L'installation des hommes dans le monde d'en haut permet d'introduire le thème des transformations physiques et spirituelles. Les corps décrits par la peinture et les récits kwoma sont en perpétuelle transformation, et les hommes passent sans cesse les frontières avec les animaux, les végétaux (arbres, ignames), les objets. Les objets liés au culte animiste6 dialoguent avec un choix de peintures où les esprits et les motifs sont suivis dans leurs métamorphoses. La monnaie, les sculptures, les poteries ou les êtres représentés ici sont des hommes comme les autres : ils prennent part aux rituels des maisons cérémonielles.
Cette section propose de grandes sculptures Yena (cycle cérémoniel lié aux tubercules d'igname), des poteries et un choix d'œuvres autour des transformations (Mythes de Kumurr, Sasaap).

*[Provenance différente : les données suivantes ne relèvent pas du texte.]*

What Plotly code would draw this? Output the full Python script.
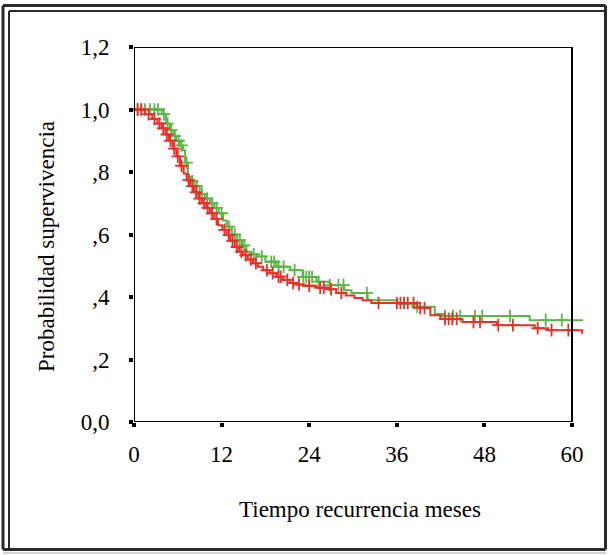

LA RENCONTRE DE L'AUTRE : GUERRE, CONQUETE, PAIX
« Bientôt, il fallut gagner les montagnes Washkuk. De là vient notre nom : Kwoma, hommes
des montagnes. »
L'île de Kwoaga devenait trop petite. Guayamba et ses fils, Sunguaï et Apiyawanch, couchèrent les herbes pour traverser le lac. Mais sur l autre rive, la forêt était habitée. La tribu des Ngala dévora leurs enfants : c'étaient des cannibales ! Alors commença une guerre terrible. Sunguaï et les siens combattirent les Ngala et leur chef Wolo. C'est ainsi qu'ils conquirent la terre où nous sommes - Kwoma, « Hommes des monts. » La conquête des monts Washkuk permet d'évoquer les contacts des Kwoma avec les autres cultures, aussi bien
par l'échange que par la guerre.
La guerre contre les Ngala (ennemis historiques des Kwoma) se compose de combats réels et symboliques. Vers 1930, les autorités australiennes imposèrent la fin de la chasse aux têtes, puis repartirent sans heurts en 1975. Aujourd'hui, les artistes des monts Washkuk continuent d'explorer de nouveaux territoires, déclinant à plaisir le rouge de Djembiyawos - l'intuition de l'ailleurs. Ici, bouclier, peintures mythologiques de guerres, objets Ngala viennent témoigner de ces échanges entre les Kwoma et les autres.
Pour finir, le visiteur est invité à « traverser » une photographie du site de Wanmai. Maintenant qu'il est initié, il peut sortir de l'exposition pour accéder au monde.